◆ Your task ◆
Restate all the material verbatim, except for the pictures.

─── Given information

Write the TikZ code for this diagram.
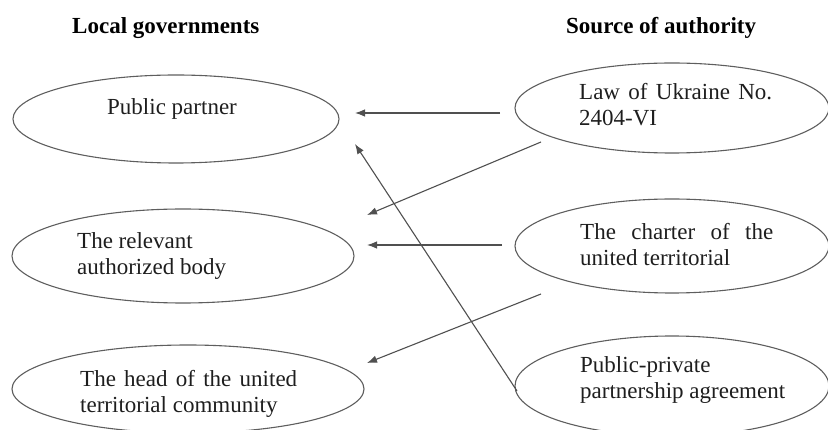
\documentclass[tikz,border=0pt]{standalone}
\usepackage{fontspec}
\setmainfont{Liberation Serif}
\usetikzlibrary{arrows.meta,shapes.geometric}
\definecolor{linegray}{HTML}{505050}
\definecolor{ovalgray}{HTML}{5E5E5E}
\definecolor{textgray}{HTML}{1E1E1E}
\tikzset{
  oval/.style={draw=ovalgray, line width=1.1pt, ellipse, inner sep=0pt},
  txt/.style={anchor=base west, inner sep=0pt, text=textgray, font=\fontsize{23}{26}\selectfont},
  ttl/.style={anchor=base west, inner sep=0pt, text=black, font=\fontsize{23}{26}\selectfont\bfseries},
  arr/.style={draw=linegray, line width=1.1pt, -{Latex[length=10pt,width=7.5pt]}}
}
\begin{document}
\begin{tikzpicture}[x=1pt,y=-1pt]
\useasboundingbox (0,0) rectangle (828,430);
% titles
\node[ttl] (t1) at (72,34) {Local governments};
\node[ttl] (t2) at (566,34) {Source of authority};
% left ellipses
\node[oval, minimum width=326pt, minimum height=88pt] (pp) at (176,119) {};
\node[oval, minimum width=342pt, minimum height=94pt] (rb) at (183,256) {};
\node[oval, minimum width=352pt, minimum height=88pt] (hd) at (188,389) {};
% right ellipses
\node[oval, minimum width=314pt, minimum height=90pt] (law) at (672,108) {};
\node[oval, minimum width=314pt, minimum height=94pt] (ch) at (672,246) {};
\node[oval, minimum width=314pt, minimum height=100pt] (ppp) at (672,386) {};
% texts
\node[txt] (ppt) at (107,115) {Public partner};
\node[txt] (rbt) at (77,249) {\begin{tabular}[t]{@{}l@{}}The relevant\\authorized body\end{tabular}};
\node[txt] (hdt) at (80,387) {\begin{tabular}[t]{@{}l@{}}\makebox[217pt][s]{The head of the united}\\territorial community\end{tabular}};
\node[txt] (lawt) at (579,100) {\begin{tabular}[t]{@{}l@{}}\makebox[193pt][s]{Law of Ukraine No.}\\2404-VI\end{tabular}};
\node[txt] (cht) at (580,240) {\begin{tabular}[t]{@{}l@{}}\makebox[193pt][s]{The charter of the}\\united territorial\end{tabular}};
\node[txt] (pppt) at (580,373) {\begin{tabular}[t]{@{}l@{}}Public-private\\partnership agreement\end{tabular}};
% connector endpoints
\coordinate (a1s) at (500,113);
\coordinate (a1e) at (355,113);
\coordinate (a2s) at (541,142);
\coordinate (a2e) at (367,215);
\coordinate (a3s) at (502,245);
\coordinate (a3e) at (367,245);
\coordinate (a4s) at (541,294);
\coordinate (a4e) at (367,363);
\coordinate (a5s) at (517,391);
\coordinate (a5e) at (355,144);
% connectors
\draw[arr] (a1s) -- (a1e);
\draw[arr] (a2s) -- (a2e);
\draw[arr] (a3s) -- (a3e);
\draw[arr] (a4s) -- (a4e);
\draw[arr] (a5s) -- (a5e);
\end{tikzpicture}
\end{document}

──────

◆ Problem solution ◆
Write the TikZ code for this diagram.
\documentclass[tikz,border=0pt]{standalone}
\usepackage{fontspec}
\setmainfont{Liberation Serif}
\usetikzlibrary{arrows.meta,shapes.geometric}
\definecolor{linegray}{HTML}{505050}
\definecolor{ovalgray}{HTML}{5E5E5E}
\definecolor{textgray}{HTML}{1E1E1E}
\tikzset{
  oval/.style={draw=ovalgray, line width=1.1pt, ellipse, inner sep=0pt},
  txt/.style={anchor=base west, inner sep=0pt, text=textgray, font=\fontsize{23}{26}\selectfont},
  ttl/.style={anchor=base west, inner sep=0pt, text=black, font=\fontsize{23}{26}\selectfont\bfseries},
  arr/.style={draw=linegray, line width=1.1pt, -{Latex[length=10pt,width=7.5pt]}}
}
\begin{document}
\begin{tikzpicture}[x=1pt,y=-1pt]
\useasboundingbox (0,0) rectangle (828,430);
% titles
\node[ttl] (t1) at (72,34) {Local governments};
\node[ttl] (t2) at (566,34) {Source of authority};
% left ellipses
\node[oval, minimum width=326pt, minimum height=88pt] (pp) at (176,119) {};
\node[oval, minimum width=342pt, minimum height=94pt] (rb) at (183,256) {};
\node[oval, minimum width=352pt, minimum height=88pt] (hd) at (188,389) {};
% right ellipses
\node[oval, minimum width=314pt, minimum height=90pt] (law) at (672,108) {};
\node[oval, minimum width=314pt, minimum height=94pt] (ch) at (672,246) {};
\node[oval, minimum width=314pt, minimum height=100pt] (ppp) at (672,386) {};
% texts
\node[txt] (ppt) at (107,115) {Public partner};
\node[txt] (rbt) at (77,249) {\begin{tabular}[t]{@{}l@{}}The relevant\\authorized body\end{tabular}};
\node[txt] (hdt) at (80,387) {\begin{tabular}[t]{@{}l@{}}\makebox[217pt][s]{The head of the united}\\territorial community\end{tabular}};
\node[txt] (lawt) at (579,100) {\begin{tabular}[t]{@{}l@{}}\makebox[193pt][s]{Law of Ukraine No.}\\2404-VI\end{tabular}};
\node[txt] (cht) at (580,240) {\begin{tabular}[t]{@{}l@{}}\makebox[193pt][s]{The charter of the}\\united territorial\end{tabular}};
\node[txt] (pppt) at (580,373) {\begin{tabular}[t]{@{}l@{}}Public-private\\partnership agreement\end{tabular}};
% connector endpoints
\coordinate (a1s) at (500,113);
\coordinate (a1e) at (355,113);
\coordinate (a2s) at (541,142);
\coordinate (a2e) at (367,215);
\coordinate (a3s) at (502,245);
\coordinate (a3e) at (367,245);
\coordinate (a4s) at (541,294);
\coordinate (a4e) at (367,363);
\coordinate (a5s) at (517,391);
\coordinate (a5e) at (355,144);
% connectors
\draw[arr] (a1s) -- (a1e);
\draw[arr] (a2s) -- (a2e);
\draw[arr] (a3s) -- (a3e);
\draw[arr] (a4s) -- (a4e);
\draw[arr] (a5s) -- (a5e);
\end{tikzpicture}
\end{document}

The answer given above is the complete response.